PROMPT: Write only the number of lines holding the string "that".

EXTRACTED MATERIAL:

◆ ◆ ◆ ◆ ◆ ◆ ◆

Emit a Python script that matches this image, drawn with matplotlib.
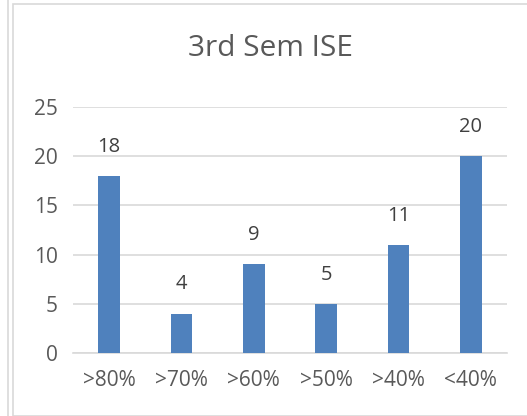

◆ ◆ ◆ ◆ ◆ ◆ ◆

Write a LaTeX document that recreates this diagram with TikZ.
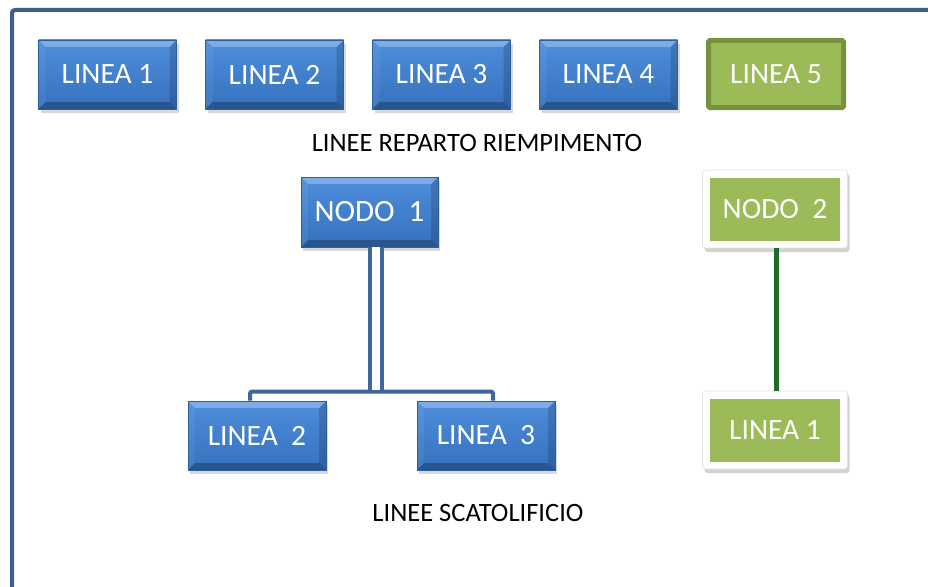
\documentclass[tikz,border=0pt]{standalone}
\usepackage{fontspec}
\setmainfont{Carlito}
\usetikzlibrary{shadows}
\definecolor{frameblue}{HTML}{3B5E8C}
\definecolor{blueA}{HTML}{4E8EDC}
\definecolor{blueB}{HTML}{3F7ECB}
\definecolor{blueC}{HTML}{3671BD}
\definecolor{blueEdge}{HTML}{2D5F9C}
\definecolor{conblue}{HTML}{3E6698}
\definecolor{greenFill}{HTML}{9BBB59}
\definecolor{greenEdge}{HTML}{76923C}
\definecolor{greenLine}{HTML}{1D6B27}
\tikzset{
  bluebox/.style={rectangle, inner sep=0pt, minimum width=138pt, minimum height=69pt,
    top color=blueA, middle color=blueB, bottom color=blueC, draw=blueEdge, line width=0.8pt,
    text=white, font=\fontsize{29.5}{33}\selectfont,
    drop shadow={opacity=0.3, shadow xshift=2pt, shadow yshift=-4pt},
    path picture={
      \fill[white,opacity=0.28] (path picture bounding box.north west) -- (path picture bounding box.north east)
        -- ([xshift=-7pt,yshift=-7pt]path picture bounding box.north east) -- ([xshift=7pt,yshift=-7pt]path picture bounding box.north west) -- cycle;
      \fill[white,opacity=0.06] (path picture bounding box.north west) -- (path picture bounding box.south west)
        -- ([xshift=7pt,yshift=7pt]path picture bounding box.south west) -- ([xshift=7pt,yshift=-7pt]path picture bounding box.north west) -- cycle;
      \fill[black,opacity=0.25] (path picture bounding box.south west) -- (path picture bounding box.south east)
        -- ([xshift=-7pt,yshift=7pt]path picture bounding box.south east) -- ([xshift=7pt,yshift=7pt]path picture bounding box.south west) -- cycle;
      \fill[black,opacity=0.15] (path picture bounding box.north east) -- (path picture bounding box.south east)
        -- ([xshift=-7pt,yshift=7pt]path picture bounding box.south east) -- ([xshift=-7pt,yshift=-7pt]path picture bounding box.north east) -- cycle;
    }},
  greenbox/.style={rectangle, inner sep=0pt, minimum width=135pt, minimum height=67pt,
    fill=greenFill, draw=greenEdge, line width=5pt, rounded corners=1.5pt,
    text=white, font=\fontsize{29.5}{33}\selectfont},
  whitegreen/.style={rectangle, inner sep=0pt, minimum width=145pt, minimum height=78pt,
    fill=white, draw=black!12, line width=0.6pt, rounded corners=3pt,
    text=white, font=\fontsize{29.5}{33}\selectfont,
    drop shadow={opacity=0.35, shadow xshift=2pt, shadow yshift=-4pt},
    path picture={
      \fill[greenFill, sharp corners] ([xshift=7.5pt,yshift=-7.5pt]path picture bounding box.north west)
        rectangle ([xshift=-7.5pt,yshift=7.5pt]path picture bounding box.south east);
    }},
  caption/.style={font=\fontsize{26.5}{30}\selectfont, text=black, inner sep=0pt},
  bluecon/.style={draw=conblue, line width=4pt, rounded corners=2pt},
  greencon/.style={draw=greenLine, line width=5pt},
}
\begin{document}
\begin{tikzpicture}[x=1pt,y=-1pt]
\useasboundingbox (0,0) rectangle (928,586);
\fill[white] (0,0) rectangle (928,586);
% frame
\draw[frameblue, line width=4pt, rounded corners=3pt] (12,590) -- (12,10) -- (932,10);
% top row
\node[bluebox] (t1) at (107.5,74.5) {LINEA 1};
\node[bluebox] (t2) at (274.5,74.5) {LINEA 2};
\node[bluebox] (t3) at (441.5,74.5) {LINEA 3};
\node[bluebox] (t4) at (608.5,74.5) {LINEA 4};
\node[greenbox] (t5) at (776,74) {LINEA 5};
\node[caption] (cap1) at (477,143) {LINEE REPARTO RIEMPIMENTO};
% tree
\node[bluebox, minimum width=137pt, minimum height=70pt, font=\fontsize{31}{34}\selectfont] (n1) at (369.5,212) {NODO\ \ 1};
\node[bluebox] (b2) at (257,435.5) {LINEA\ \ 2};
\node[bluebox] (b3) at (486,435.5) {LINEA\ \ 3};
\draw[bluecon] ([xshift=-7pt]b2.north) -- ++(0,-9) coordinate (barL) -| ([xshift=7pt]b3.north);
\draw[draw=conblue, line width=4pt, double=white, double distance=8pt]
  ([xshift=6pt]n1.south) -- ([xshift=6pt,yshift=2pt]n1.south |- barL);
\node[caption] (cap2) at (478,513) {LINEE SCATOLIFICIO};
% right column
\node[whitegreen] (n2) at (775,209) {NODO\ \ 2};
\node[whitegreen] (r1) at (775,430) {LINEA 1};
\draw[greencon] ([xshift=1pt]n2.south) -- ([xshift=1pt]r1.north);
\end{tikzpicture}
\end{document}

◆ ◆ ◆ ◆ ◆ ◆ ◆

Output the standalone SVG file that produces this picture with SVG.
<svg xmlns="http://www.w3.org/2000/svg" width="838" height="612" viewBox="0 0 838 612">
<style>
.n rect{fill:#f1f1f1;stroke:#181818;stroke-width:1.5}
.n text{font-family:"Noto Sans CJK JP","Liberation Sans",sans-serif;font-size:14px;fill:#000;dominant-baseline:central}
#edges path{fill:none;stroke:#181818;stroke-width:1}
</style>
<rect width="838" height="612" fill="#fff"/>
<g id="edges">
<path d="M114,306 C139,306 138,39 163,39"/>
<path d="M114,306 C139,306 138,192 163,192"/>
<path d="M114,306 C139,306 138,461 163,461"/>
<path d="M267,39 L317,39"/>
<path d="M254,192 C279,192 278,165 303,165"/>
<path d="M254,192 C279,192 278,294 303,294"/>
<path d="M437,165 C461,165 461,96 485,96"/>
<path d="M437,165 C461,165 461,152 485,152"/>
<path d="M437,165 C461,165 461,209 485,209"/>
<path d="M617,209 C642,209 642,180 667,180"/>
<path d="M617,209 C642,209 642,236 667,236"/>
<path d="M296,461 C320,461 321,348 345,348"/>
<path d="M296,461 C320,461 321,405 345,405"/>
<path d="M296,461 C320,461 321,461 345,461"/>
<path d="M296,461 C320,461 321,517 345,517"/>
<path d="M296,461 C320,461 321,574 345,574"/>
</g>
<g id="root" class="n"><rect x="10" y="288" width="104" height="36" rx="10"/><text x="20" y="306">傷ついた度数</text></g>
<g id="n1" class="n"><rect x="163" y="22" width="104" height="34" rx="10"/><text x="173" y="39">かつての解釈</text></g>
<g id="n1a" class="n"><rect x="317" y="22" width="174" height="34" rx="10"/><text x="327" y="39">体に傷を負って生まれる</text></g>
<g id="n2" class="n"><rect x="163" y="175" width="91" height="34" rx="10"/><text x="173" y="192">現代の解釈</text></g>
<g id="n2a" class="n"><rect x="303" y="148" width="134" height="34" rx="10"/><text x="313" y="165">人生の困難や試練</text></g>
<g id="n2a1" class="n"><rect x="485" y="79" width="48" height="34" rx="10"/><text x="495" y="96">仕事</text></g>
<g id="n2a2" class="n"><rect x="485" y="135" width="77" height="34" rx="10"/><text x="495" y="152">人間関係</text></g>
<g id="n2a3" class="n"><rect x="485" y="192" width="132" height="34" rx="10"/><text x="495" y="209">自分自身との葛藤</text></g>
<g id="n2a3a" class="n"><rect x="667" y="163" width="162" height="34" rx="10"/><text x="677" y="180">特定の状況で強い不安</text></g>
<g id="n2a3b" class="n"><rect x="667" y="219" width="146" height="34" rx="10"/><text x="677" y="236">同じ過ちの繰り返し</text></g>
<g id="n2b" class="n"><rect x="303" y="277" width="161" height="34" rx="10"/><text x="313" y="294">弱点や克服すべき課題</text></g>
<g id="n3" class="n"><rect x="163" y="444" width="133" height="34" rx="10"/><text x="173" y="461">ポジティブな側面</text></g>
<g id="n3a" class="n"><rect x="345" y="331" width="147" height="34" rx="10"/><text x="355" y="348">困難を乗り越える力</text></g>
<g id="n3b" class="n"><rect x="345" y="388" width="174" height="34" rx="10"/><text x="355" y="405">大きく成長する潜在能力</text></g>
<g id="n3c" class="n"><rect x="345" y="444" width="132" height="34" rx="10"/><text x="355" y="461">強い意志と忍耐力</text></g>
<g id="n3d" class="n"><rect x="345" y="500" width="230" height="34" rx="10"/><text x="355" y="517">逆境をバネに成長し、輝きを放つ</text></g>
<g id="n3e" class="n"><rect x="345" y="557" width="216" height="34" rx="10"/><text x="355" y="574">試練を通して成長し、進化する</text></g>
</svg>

◆ ◆ ◆ ◆ ◆ ◆ ◆

ANSWER TO THIS TASK: 3